Junior researcher, Biomedical Center, Faculty of Medicine in Pilsen, Charles University

MSc. Kraftova works in medical microbiology laboratory of antibiotic resistance; however, her studies currently focus on the interaction of bacterial pathogens with a host immune system. Using Single Cell transcriptome profiling of immune cell, she studies the response to severe bacterial infections and sepsis, with the focus on prediction of recombination of V(D)J region in T and B cells, together with the expression of cytokines and biomarkers.

Daniel Georgiev

Daniel Georgiev

Associate Professor, University of West Bohemia; CEO and Co-founder of Sampling Human, Inc.

Dr. Georgiev is a professor of synthetic biology and a biotech entrepreneur. He works at the interface of genetic engineering and mathematics to make complex biological behavior easier to engineer and measure. Together with his team, he founded the deep tech startup Sampling Human that is deploying Synthetic Biology to make single cell measurement easy.
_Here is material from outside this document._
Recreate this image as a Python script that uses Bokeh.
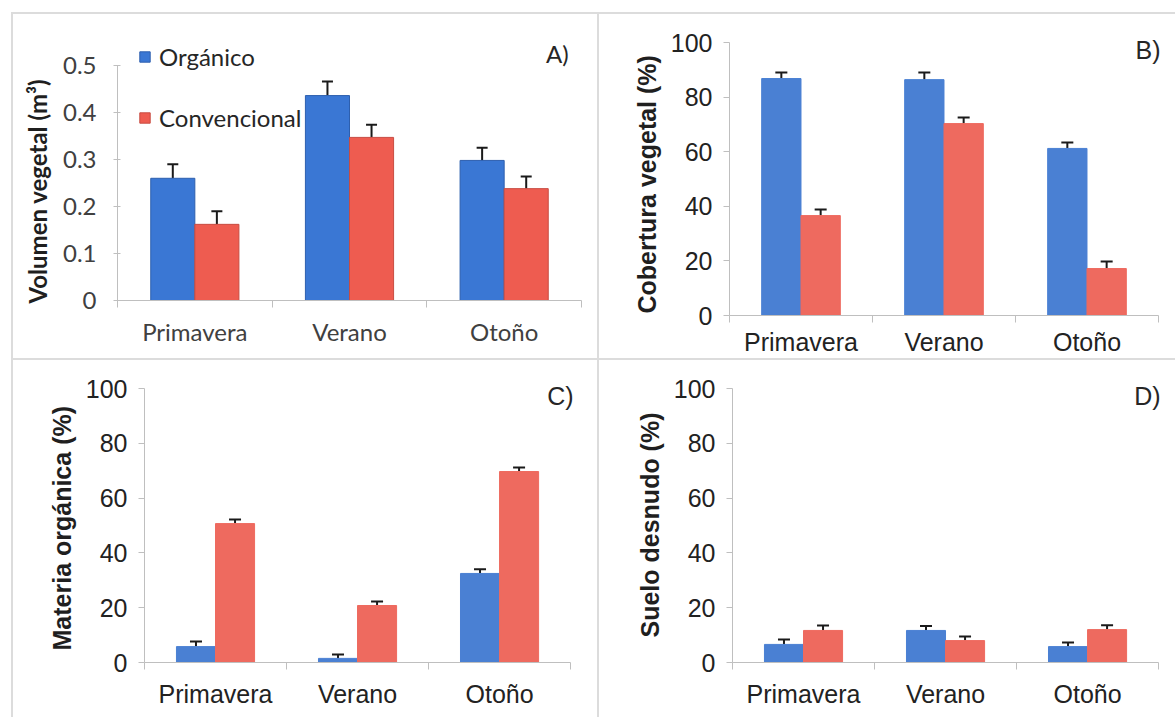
from bokeh.plotting import figure
from bokeh.models import (ColumnDataSource, Range1d, FixedTicker, CustomJSTickFormatter,
                          Whisker, TeeHead, Label, Legend, LegendItem, Spacer, Title)
from bokeh.layouts import row, column
from bokeh.embed import file_html
from bokeh.resources import INLINE

seasons = ["Primavera", "Verano", "Otoño"]
series = ["Orgánico", "Convencional"]

vol_org = [0.26, 0.436, 0.298]
vol_org_err = [0.03, 0.03, 0.027]
vol_conv = [0.162, 0.347, 0.238]
vol_conv_err = [0.028, 0.027, 0.026]

cob_org = [86.8, 86.4, 61.2]
cob_org_err = [2.2, 2.6, 2.2]
cob_conv = [36.6, 70.3, 17.2]
cob_conv_err = [2.2, 2.2, 2.6]

mat_org = [5.8, 1.5, 32.5]
mat_org_err = [1.9, 1.4, 1.5]
mat_conv = [50.7, 20.8, 69.7]
mat_conv_err = [1.5, 1.5, 1.5]

sue_org = [6.6, 11.7, 5.8]
sue_org_err = [1.8, 1.6, 1.5]
sue_conv = [11.7, 8.0, 12.0]
sue_conv_err = [1.8, 1.5, 1.6]

pct_ticks = [0, 20, 40, 60, 80, 100]
vol_ticks = [0, 0.1, 0.2, 0.3, 0.4, 0.5]

SEP = "#dcdcdc"
AXC = "#bfbfbf"


def panel(org, org_err, conv, conv_err, y_top, y_end, x_end, ticks, ylabel, letter,
          letter_xy, W, H, bl, br, bt, bb, font, fs, title_fs, barw, cols, edge, cap,
          tick_in, tick_out, lab_stand, t_off, t_stand, xl_stand, tick_color, fmt=None):
    p = figure(width=W, height=H, x_range=Range1d(0, x_end), y_range=Range1d(0, y_end),
               output_backend="svg", toolbar_location=None,
               min_border_left=bl, min_border_right=br, min_border_top=bt, min_border_bottom=bb,
               styles={"background-color": "white"})
    try:
        p.frame_align = False
    except Exception:
        pass
    p.grid.visible = False
    p.outline_line_color = None
    p.background_fill_color = "white"
    p.border_fill_color = "white"

    xs = [i + 0.5 for i in range(len(seasons))]
    xo = [x - barw / 2 for x in xs]
    xc = [x + barw / 2 for x in xs]
    r1 = p.vbar(x=xo, top=org, width=barw, bottom=0, fill_color=cols[0],
                line_color=edge[0], line_width=1)
    r2 = p.vbar(x=xc, top=conv, width=barw, bottom=0, fill_color=cols[1],
                line_color=edge[1], line_width=1)
    for xx, v, e in ((xo, org, org_err), (xc, conv, conv_err)):
        src = ColumnDataSource(dict(x=xx, lower=v, upper=[a + b for a, b in zip(v, e)]))
        p.add_layout(Whisker(source=src, base="x", lower="lower", upper="upper",
                             line_color="#1a1a1a", line_width=2, lower_head=None,
                             upper_head=TeeHead(size=cap, line_width=2, line_color="#1a1a1a")))

    xa = p.xaxis[0]
    xa.bounds = (0, len(seasons))
    xa.ticker = FixedTicker(ticks=xs, minor_ticks=list(range(len(seasons) + 1)))
    xa.major_label_overrides = {x: s for x, s in zip(xs, seasons)}
    xa.major_tick_line_color = None
    xa.major_tick_out = 0
    xa.major_tick_in = 0
    xa.minor_tick_line_color = AXC
    xa.minor_tick_out = 7
    xa.minor_tick_in = 0
    xa.axis_line_color = AXC
    xa.axis_line_width = 1
    xa.major_label_text_font = font
    xa.major_label_text_font_size = fs
    xa.major_label_text_color = tick_color
    xa.major_label_standoff = xl_stand

    ya = p.yaxis[0]
    ya.bounds = (0, y_top)
    ya.ticker = FixedTicker(ticks=ticks)
    if fmt is not None:
        ya.formatter = fmt
    ya.minor_tick_line_color = None
    ya.major_tick_line_color = AXC
    ya.major_tick_in = tick_in
    ya.major_tick_out = tick_out
    ya.axis_line_color = AXC
    ya.major_label_text_font = font
    ya.major_label_text_font_size = fs
    ya.major_label_text_color = tick_color
    ya.major_label_standoff = lab_stand

    # y-axis title, anchored near the bottom of the axis like the reference
    p.add_layout(Title(text=ylabel, align="left", offset=t_off, standoff=t_stand,
                       text_font=font, text_font_size=title_fs, text_font_style="bold",
                       text_color="#1f1f1f"), "left")

    p.add_layout(Label(x=letter_xy[0], y=letter_xy[1], text=letter, text_align="right",
                       text_baseline="alphabetic", text_font=font, text_font_size=fs,
                       text_color="#262626"))
    return p, r1, r2


BLUE_A, RED_A = "#3a77d4", "#ee5c50"
BLUE, RED = "#4a80d3", "#ee6a5f"

pA, rA1, rA2 = panel(vol_org, vol_org_err, vol_conv, vol_conv_err, 0.5, 0.5957, 3,
                     vol_ticks, "Volumen vegetal (m³)", "A)", (2.917, 0.5255),
                     584, 344, 100, 16, 6, 58, "Lato", "24px", "24px", 0.285,
                     (BLUE_A, RED_A), ("#2d5fae", "#c84c42"), 11, 3, 4, 17, -3, 15, 9,
                     "#404040",
                     fmt=CustomJSTickFormatter(code="return tick == 0 ? '0' : tick.toFixed(1);"))
legend = Legend(items=[LegendItem(label=series[0], renderers=[rA1]),
                       LegendItem(label=series[1], renderers=[rA2])],
                location=(21, 168), glyph_width=13, glyph_height=13, label_height=13,
                label_standoff=8, spacing=32, padding=0, margin=0,
                label_text_font="Lato", label_text_font_size="24px",
                label_text_color="#262626", background_fill_alpha=0,
                border_line_color=None)
pA.add_layout(legend)

pB, _, _ = panel(cob_org, cob_org_err, cob_conv, cob_conv_err, 100, 108.06, 3.07, pct_ticks,
                 "Cobertura vegetal (%)", "B)", (3.014, 97.1),
                 576, 344, 130, 7, 6, 43, "Liberation Sans", "25px", "25px", 0.275,
                 (BLUE, RED), (BLUE, RED), 12, 0, 6, 11, 2, 13, 5, "#222222")

pC, _, _ = panel(mat_org, mat_org_err, mat_conv, mat_conv_err, 100, 108.03, 3.07, pct_ticks,
                 "Materia orgánica (%)", "C)", (3.021, 97.4),
                 584, 357, 131, 17, 6, 55, "Liberation Sans", "25px", "25px", 0.275,
                 (BLUE, RED), (BLUE, RED), 12, 0, 6, 11, 12, 14, 10, "#222222")

pD, _, _ = panel(sue_org, sue_org_err, sue_conv, sue_conv_err, 100, 108.03, 3.07, pct_ticks,
                 "Suelo desnudo (%)", "D)", (3.014, 97.4),
                 576, 357, 133, 7, 6, 55, "Liberation Sans", "25px", "25px", 0.275,
                 (BLUE, RED), (BLUE, RED), 12, 0, 6, 11, 25, 14, 10, "#222222")

grid = column(
    Spacer(height=2, width=1164),
    row(Spacer(width=2, height=344), pA, Spacer(width=2, height=344), pB),
    Spacer(height=2, width=1164),
    row(Spacer(width=2, height=357), pC, Spacer(width=2, height=357), pD),
    styles={"background-color": SEP},
)
page = column(Spacer(height=12, width=1), row(Spacer(width=11, height=1), grid))
open("out.html", "w").write(file_html(page, INLINE))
Sampling’s reagent-based technologies accelerate single cell research and enable routine diagnosis of rare cells.

Vittoria Bocchi

Vittoria Bocchi

Postdoctoral researcher in the group of Prof. Elena Cattaneo, Laboratory of Stem Cell Biology and Pharmacology of Neurodegenerative Diseases, Department of Biosciences, University of Milan and Istituto Nazionale di Genetica Molecolare

Dr. Bocchi is a computational biologist interested in understanding how the complexity of the brain emerges during human development considering both coding and non-coding genes. She applies numerous computational tools to single-cell data to find novel non-coding RNAs and transcription factors that define the unique characteristics of specific cells of the human brain. Furthermore, she is exploiting single-cell RNA-seq to understand how well in vitro derived neurons recapitulate human brain development in vivo for future cell replacement therapies in neurodegenerative diseases like Huntington’s disease.